Model compression in deep learning is an increasingly critical technique aimed at making neural networks more efficient. As deep learning models grow in size and complexity, their resource demands also increase. This can pose challenges for deploying models in environments with limited computational power, such as mobile devices and edge computing. Model compression addresses this issue by reducing the size and computational requirements of neural networks while maintaining their performance.

Why Is Model Compression Important?

Model compression is essential for several reasons. Firstly, it enables the deployment of deep learning models on devices with limited resources, expanding their applicability. Secondly, compressed models often lead to faster inference times, which is crucial for real-time applications like augmented reality and autonomous vehicles. Lastly, reducing model size can also decrease power consumption, which is valuable for battery-powered devices and environmentally friendly computing.

Techniques for Model Compression

Several techniques are commonly used for model compression in deep learning:

1. **Pruning and Quantization**

Pruning involves removing unimportant weights or neurons from a neural network. By identifying and removing these elements, pruning reduces the overall size and complexity of the model with minimal impact on performance. Quantization, on the other hand, reduces the precision of the model's weights and activations. For example, converting 32-bit floats to 8-bit integers can significantly decrease the model size and improve computational efficiency.

2. **Knowledge Distillation**

Knowledge distillation is a technique where a smaller, simpler model (the student) is trained to mimic the behavior of a larger, more complex model (the teacher). During this process, the student model learns to reproduce the output probabilities of the teacher model. This approach enables the student model to perform comparably to the teacher model but with a reduced number of parameters.

3. **Low-Rank Factorization**

Low-rank factorization decomposes weight matrices into products of smaller matrices, effectively reducing the number of parameters. This technique leverages the idea that many weight matrices in neural networks are redundant and can be approximated by lower-dimensional representations without significant loss of accuracy.

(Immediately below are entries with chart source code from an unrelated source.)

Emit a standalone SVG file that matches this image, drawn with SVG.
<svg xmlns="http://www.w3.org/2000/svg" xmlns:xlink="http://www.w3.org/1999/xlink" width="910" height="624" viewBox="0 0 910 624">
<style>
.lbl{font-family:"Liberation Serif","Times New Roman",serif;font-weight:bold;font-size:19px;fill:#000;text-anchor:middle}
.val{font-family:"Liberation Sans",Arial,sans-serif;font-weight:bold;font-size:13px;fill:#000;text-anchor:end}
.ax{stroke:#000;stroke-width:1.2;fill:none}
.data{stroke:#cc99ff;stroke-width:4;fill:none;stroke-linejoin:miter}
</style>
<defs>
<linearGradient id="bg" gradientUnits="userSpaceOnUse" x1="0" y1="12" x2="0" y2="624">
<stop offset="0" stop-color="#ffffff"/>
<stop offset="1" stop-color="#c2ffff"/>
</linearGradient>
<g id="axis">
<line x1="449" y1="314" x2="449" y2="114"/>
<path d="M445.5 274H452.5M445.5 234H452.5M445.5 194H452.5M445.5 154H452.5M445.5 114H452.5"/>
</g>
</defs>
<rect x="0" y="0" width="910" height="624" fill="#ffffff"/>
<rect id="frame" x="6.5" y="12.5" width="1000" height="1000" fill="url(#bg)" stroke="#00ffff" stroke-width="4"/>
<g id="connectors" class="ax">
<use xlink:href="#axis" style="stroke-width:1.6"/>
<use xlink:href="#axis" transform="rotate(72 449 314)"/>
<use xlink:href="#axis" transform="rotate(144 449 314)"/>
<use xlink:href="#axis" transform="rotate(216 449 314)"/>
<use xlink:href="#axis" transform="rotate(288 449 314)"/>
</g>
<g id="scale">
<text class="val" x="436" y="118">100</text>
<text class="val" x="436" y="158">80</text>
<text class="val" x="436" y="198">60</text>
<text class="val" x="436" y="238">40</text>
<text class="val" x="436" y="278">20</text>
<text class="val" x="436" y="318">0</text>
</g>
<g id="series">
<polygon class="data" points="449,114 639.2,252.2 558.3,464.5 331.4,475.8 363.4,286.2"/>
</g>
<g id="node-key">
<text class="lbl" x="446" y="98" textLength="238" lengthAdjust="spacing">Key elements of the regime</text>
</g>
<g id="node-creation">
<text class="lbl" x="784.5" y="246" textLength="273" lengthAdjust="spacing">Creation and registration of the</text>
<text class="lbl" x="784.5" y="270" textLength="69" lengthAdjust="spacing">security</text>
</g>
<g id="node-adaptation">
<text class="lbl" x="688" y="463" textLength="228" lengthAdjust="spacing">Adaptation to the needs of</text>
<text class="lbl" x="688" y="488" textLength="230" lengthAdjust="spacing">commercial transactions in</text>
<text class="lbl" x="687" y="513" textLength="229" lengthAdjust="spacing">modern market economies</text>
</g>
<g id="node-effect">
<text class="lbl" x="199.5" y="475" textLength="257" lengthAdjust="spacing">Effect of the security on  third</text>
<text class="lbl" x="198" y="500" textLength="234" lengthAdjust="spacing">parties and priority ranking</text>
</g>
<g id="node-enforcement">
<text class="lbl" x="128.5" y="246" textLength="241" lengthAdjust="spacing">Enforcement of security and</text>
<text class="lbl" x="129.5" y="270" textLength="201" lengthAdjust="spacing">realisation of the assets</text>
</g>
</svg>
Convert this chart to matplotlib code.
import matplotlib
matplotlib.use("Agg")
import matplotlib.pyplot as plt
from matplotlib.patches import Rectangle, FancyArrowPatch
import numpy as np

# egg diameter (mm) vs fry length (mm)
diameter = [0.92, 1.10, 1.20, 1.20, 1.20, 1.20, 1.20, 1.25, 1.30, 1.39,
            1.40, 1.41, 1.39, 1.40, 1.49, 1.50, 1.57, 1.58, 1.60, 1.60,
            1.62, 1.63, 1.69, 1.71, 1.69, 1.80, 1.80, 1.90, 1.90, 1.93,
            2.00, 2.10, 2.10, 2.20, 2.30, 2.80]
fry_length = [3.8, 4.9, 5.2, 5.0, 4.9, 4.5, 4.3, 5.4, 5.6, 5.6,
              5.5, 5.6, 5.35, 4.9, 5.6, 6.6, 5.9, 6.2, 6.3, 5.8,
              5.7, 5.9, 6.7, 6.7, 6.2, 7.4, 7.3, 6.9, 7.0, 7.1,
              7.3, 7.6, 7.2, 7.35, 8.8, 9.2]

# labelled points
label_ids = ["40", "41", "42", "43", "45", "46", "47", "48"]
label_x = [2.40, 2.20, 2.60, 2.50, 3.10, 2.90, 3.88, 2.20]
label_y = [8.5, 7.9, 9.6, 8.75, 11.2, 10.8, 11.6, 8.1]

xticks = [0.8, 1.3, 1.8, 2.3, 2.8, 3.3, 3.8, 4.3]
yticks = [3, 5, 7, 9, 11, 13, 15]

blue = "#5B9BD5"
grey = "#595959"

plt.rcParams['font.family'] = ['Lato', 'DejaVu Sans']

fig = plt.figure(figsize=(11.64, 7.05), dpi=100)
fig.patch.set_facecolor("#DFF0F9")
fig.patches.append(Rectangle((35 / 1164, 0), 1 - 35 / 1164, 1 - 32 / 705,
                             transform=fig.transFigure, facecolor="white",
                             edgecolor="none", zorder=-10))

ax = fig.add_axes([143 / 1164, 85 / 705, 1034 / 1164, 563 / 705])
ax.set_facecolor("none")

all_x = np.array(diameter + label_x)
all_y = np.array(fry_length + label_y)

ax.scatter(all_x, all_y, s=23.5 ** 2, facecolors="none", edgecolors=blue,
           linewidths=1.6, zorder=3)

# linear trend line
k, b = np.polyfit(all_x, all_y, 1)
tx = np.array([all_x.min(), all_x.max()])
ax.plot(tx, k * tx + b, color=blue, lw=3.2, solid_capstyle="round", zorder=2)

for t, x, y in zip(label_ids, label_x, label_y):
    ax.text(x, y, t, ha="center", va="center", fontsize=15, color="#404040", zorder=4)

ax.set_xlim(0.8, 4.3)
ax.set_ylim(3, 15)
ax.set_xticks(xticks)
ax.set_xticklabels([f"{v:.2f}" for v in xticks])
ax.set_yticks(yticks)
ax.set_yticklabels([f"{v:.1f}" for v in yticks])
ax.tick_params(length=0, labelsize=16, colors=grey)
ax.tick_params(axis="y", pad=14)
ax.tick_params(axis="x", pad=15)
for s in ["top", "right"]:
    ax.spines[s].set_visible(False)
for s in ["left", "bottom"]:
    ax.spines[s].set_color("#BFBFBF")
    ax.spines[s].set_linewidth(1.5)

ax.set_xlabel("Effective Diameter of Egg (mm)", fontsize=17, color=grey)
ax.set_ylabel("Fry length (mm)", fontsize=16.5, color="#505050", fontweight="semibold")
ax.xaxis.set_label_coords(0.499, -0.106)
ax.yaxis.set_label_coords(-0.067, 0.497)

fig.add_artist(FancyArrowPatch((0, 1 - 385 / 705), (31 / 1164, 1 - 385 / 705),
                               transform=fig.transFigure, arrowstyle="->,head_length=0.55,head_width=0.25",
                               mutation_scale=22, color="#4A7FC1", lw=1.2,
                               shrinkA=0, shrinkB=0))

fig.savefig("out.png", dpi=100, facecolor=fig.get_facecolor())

4. **Network Architecture Search**

Network architecture search (NAS) algorithms can be employed to automatically find compact and efficient architectures that meet specific performance and size requirements. By searching through a space of possible architectures, NAS can optimize for both accuracy and efficiency, resulting in models that inherently require fewer resources.

Challenges and Considerations

While model compression offers numerous benefits, it also presents challenges. One of the primary concerns is maintaining the model's accuracy after compression. Careful tuning and validation are necessary to ensure that the compressed model still meets performance standards. Additionally, the choice of compression technique can depend on the specific requirements of the application, such as latency, power consumption, and available hardware.

Future Directions

The field of model compression is rapidly evolving, with ongoing research exploring new methods and improvements. Emerging techniques, such as weight sharing and neural architecture optimization, continue to enhance our ability to create more efficient deep learning models. As the demand for deploying AI in resource-constrained environments increases, the importance of model compression will only grow.

In conclusion, model compression in deep learning enables the deployment of powerful AI models in various environments by reducing their size and computational needs. Through techniques like pruning, quantization, and knowledge distillation, compressed models can achieve comparable performance to their original counterparts while being more efficient. As technology advances, model compression will remain a vital area of focus for researchers and practitioners alike, paving the way for more accessible and sustainable AI applications.